Commonplace Book: Dogen
May 17, 2011 at 12:00 "...if there are fish that would swim or birds that would fly only after investigating the entire ocean or sky, they would find neither path nor place.”
Genjokoan, Dogen.
May 17, 2011 at 12:00 "...if there are fish that would swim or birds that would fly only after investigating the entire ocean or sky, they would find neither path nor place.”
Genjokoan, Dogen.
May 3, 2011 at 6:42 Jacob published a quote from Bukowski:
There’s nothing to mourn about death any more than there is to mourn about the growing of a flower. What is terrible is not death but the lives people live or don’t live up until their death. They don’t honor their own lives, they piss on their lives. They shit them away. Dumb fuckers. They concentrate too much on fucking, movies, money, family, fucking. Their minds are full of cotton. They swallow God without thinking, they swallow country without thinking. Soon they forget how to think, they let others think for them. Their brains are stuffed with cotton. They look ugly, they talk ugly, they walk ugly. Play them the great music of the centuries and they can’t hear it. Most people’s deaths are a sham. There’s nothing left to die.

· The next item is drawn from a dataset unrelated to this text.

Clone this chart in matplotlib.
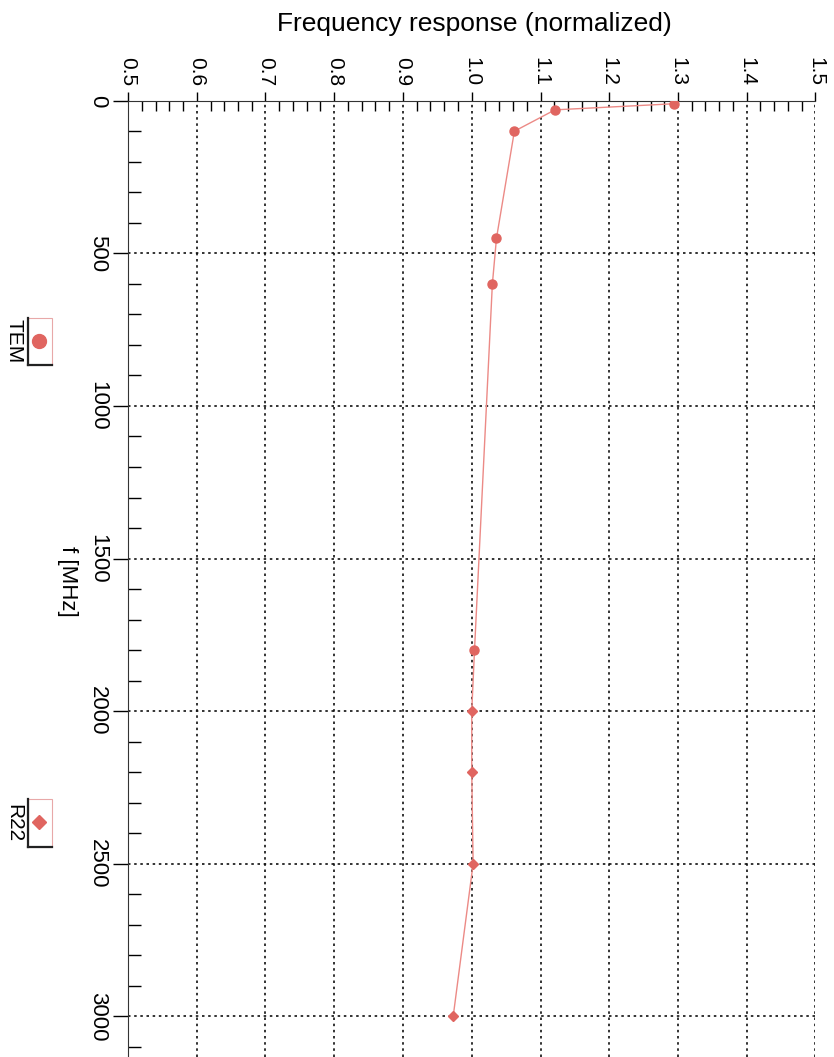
import matplotlib
matplotlib.use('Agg')
import matplotlib.pyplot as plt
from matplotlib.patches import Rectangle
from matplotlib.lines import Line2D
from matplotlib.ticker import MultipleLocator, FormatStrFormatter

plt.rcParams['font.family'] = ['Liberation Sans', 'DejaVu Sans']

# Dữ liệu (f tính bằng MHz)
tem_f = [10, 30, 100, 450, 600, 1800]
tem_v = [1.294, 1.121, 1.062, 1.036, 1.030, 1.004]
r22_f = [2000, 2200, 2500, 3000]
r22_v = [1.000, 1.000, 1.002, 0.973]

x_ticks = [0.5, 0.6, 0.7, 0.8, 0.9, 1.0, 1.1, 1.2, 1.3, 1.4, 1.5]
f_ticks = [0, 500, 1000, 1500, 2000, 2500, 3000]

W, H = 834, 1057
red = '#e06560'
line_red = '#ec8a86'

fig = plt.figure(figsize=(W / 100, H / 100), dpi=100)

def fx(px):
    return px / W

def fy(py):
    return 1 - py / H

ax = fig.add_axes([fx(128), 0, fx(815.5) - fx(128), fy(100.7)])

# Đường nối tất cả các điểm
ax.plot(tem_v + r22_v, tem_f + r22_f, color=line_red, lw=1.0, zorder=3)
ax.plot(tem_v, tem_f, 'o', color=red, ms=6.5, mec=red, zorder=4)
ax.plot(r22_v, r22_f, 'D', color=red, ms=5.5, mec=red, zorder=4)

ax.set_xlim(0.5, 1.5)
ax.set_ylim(3133, 0)

ax.xaxis.tick_top()
ax.set_xticks(x_ticks)
ax.set_yticks(f_ticks)
ax.xaxis.set_major_formatter(FormatStrFormatter('%.1f'))
ax.xaxis.set_minor_locator(MultipleLocator(0.02))
ax.yaxis.set_minor_locator(MultipleLocator(100))

ax.tick_params(axis='x', which='major', direction='out', length=6.5, width=1,
               pad=4, labelsize=15, labelrotation=-90, top=True, bottom=False)
ax.tick_params(axis='x', which='minor', direction='in', length=7, width=1,
               top=True, bottom=False)
ax.tick_params(axis='y', which='major', direction='out', length=11, width=1,
               pad=3.5, labelsize=16, labelrotation=-90, left=True, right=False)
ax.tick_params(axis='y', which='minor', direction='in', length=9.5, width=1,
               left=True, right=False)
for lab in ax.get_yticklabels():
    lab.set_verticalalignment('center')

ax.spines['right'].set_visible(False)
ax.spines['bottom'].set_visible(False)
ax.spines['left'].set_color('#333333')
ax.spines['top'].set_color('#333333')

ax.grid(True, which='major', color='#111111', lw=1.2, linestyle=(0, (1.5, 2.2)))

# Tiêu đề và nhãn trục
fig.text(fx(474), fy(24), 'Frequency response (normalized)', ha='center', va='center',
         fontsize=19)
fig.text(fx(67), fy(581), 'f [MHz]', ha='center', va='center', rotation=-90, fontsize=16)

# Chú thích (xoay)
def legend_entry(y0, y1, marker, ms, label):
    x0, x1 = 28, 52
    fig.add_artist(Rectangle((fx(x0), fy(y1)), fx(x1 - x0), fy(y0) - fy(y1),
                             transform=fig.transFigure, facecolor='white',
                             edgecolor='#e8a8a8', lw=0.8))
    fig.add_artist(Line2D([fx(x0), fx(x0)], [fy(y0), fy(y1)], transform=fig.transFigure,
                          color='#222222', lw=1.6))
    fig.add_artist(Line2D([fx(x0), fx(x1)], [fy(y1), fy(y1)], transform=fig.transFigure,
                          color='#222222', lw=1.6))
    fig.add_artist(Line2D([fx((x0 + x1) / 2 - 1)], [fy((y0 + y1) / 2 - 1)],
                          transform=fig.transFigure, marker=marker, ms=ms,
                          color=red, mec=red, ls='none'))
    fig.text(fx(14), fy((y0 + y1) / 2), label, ha='center', va='center',
             rotation=-90, fontsize=15)

legend_entry(318, 365, 'o', 10, 'TEM')
legend_entry(799, 847, 'D', 7, 'R22')

fig.savefig('out.png', dpi=100)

Definitely in a different style but reminds me of and has alllusions to the Genjokoan. The more I read it, the more I find it being alluded to.

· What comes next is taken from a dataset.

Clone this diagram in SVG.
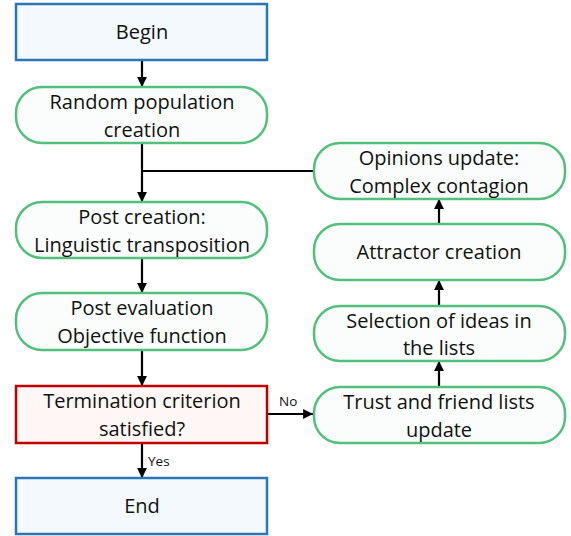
<svg xmlns="http://www.w3.org/2000/svg" width="571" height="536" viewBox="0 0 571 536">
<defs>
<marker id="ah" viewBox="0 0 10 10" refX="10" refY="5" markerWidth="4.5" markerHeight="4.5" orient="auto" markerUnits="strokeWidth">
<path d="M0,0 L10,5 L0,10 z" fill="#000"/>
</marker>
<style>
.t{font-family:"Open Sans","Liberation Sans",sans-serif;font-size:20px;fill:#111;text-anchor:middle}
.s{font-family:"Open Sans","Liberation Sans",sans-serif;font-size:13.5px;fill:#111}
.blue{fill:#F3F9FD;stroke:#2E75B6;stroke-width:2.5}
.green{fill:#FAFDFB;stroke:#52BF7C;stroke-width:2.5}
.red{fill:#FEF7F5;stroke:#C00000;stroke-width:2.5}
.c{fill:none;stroke:#000;stroke-width:2.2}
</style>
</defs>
<rect width="571" height="536" fill="#fff"/>
<g id="connectors">
<line class="c" x1="142" y1="60" x2="142" y2="87" marker-end="url(#ah)"/>
<line class="c" x1="142" y1="143" x2="142" y2="202" marker-end="url(#ah)"/>
<line class="c" x1="142" y1="171" x2="314" y2="171"/>
<line class="c" x1="142" y1="258" x2="142" y2="293" marker-end="url(#ah)"/>
<line class="c" x1="142" y1="350" x2="142" y2="386" marker-end="url(#ah)"/>
<line class="c" x1="142" y1="443" x2="142" y2="478" marker-end="url(#ah)"/>
<line class="c" x1="267" y1="414" x2="313" y2="414" marker-end="url(#ah)"/>
<line class="c" x1="439" y1="387" x2="439" y2="361" marker-end="url(#ah)"/>
<line class="c" x1="439" y1="306" x2="439" y2="280" marker-end="url(#ah)"/>
<line class="c" x1="439" y1="224" x2="439" y2="199" marker-end="url(#ah)"/>
<text class="s" x="148" y="466">Yes</text>
<text class="s" x="279" y="406">No</text>
</g>
<g id="begin">
<rect class="blue" x="16" y="4" width="251" height="56"/>
<text class="t" x="142" y="39">Begin</text>
</g>
<g id="random">
<rect class="green" x="16" y="87" width="251" height="56" rx="26"/>
<text class="t" x="142" y="109">Random population</text>
<text class="t" x="142" y="137">creation</text>
</g>
<g id="postcreation">
<rect class="green" x="16" y="202" width="251" height="56" rx="26"/>
<text class="t" x="142" y="224">Post creation:</text>
<text class="t" x="142" y="252">Linguistic transposition</text>
</g>
<g id="posteval">
<rect class="green" x="16" y="293" width="251" height="57" rx="26"/>
<text class="t" x="142" y="315">Post evaluation</text>
<text class="t" x="142" y="343">Objective function</text>
</g>
<g id="termination">
<rect class="red" x="16" y="386" width="251" height="57"/>
<text class="t" x="142" y="408">Termination criterion</text>
<text class="t" x="142" y="436">satisfied?</text>
</g>
<g id="end">
<rect class="blue" x="16" y="478" width="251" height="56"/>
<text class="t" x="142" y="513">End</text>
</g>
<g id="opinions">
<rect class="green" x="314" y="143" width="251" height="56" rx="26"/>
<text class="t" x="439" y="165">Opinions update:</text>
<text class="t" x="439" y="193">Complex contagion</text>
</g>
<g id="attractor">
<rect class="green" x="314" y="224" width="251" height="56" rx="26"/>
<text class="t" x="439" y="259">Attractor creation</text>
</g>
<g id="selection">
<rect class="green" x="314" y="306" width="251" height="55" rx="26"/>
<text class="t" x="439" y="328">Selection of ideas in</text>
<text class="t" x="439" y="355">the lists</text>
</g>
<g id="trust">
<rect class="green" x="314" y="387" width="251" height="56" rx="26"/>
<text class="t" x="439" y="409">Trust and friend lists</text>
<text class="t" x="439" y="437">update</text>
</g>
</svg>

March 10, 2011 at 7:32 I like languages and recently have been turning my attention to Chinese—studying it with Jacob. Chinese has always seemed intimidatingly difficult to me. Once I started learning it, it seems a little less complicated and extremely rich as languages go. It's complexity is also making me more interested in many of the Zen texts that are translated into English. To the extent that Dogen wrote in Chinese and in Japanese and often relied on wordplay, it seems difficult to rely on many of the translations we have in English without extensive commentary on the characters used. As I'm learning Chinese radicals, it seems everything can turn on the character. This in turn has me questioning in discussion periods after Dharma talks exactly what characters are used in the original. N.B. I know the Zen injunction on heavy reading early on but am ignoring it and balancing it with regular practice. You can't not ask.
This particulary came up in a study of the the Ten Grave Precepts which were being discussed. As presented, the precepts were each preceded by an English dependent clause that shifted them toward a Western sense of ethics that emphasized our notions of "I" and the autonomous person. However, as I understand it, the precepts aren't that clear. For example, the first simply translated is "no kill." This could be an injunction, a description, a statement of reality, or simply all three. Without knowing the characters of the original, it's hard to say how to approach it. It would certainly be impossible to understand without practice but even with practice, bad translation can lead a novice to error. In some ways this is the ongoing and great debate that I'm only slightly beginning to be aware of in Zen about how much Western influence can there be before it is no longer Zen and the relationship of discipline/form with freedom within the approach.
I digress. My hope is to make it beyond "survival Chinese" as one of my texts refers to it and pick up a more conversational ability over the next year.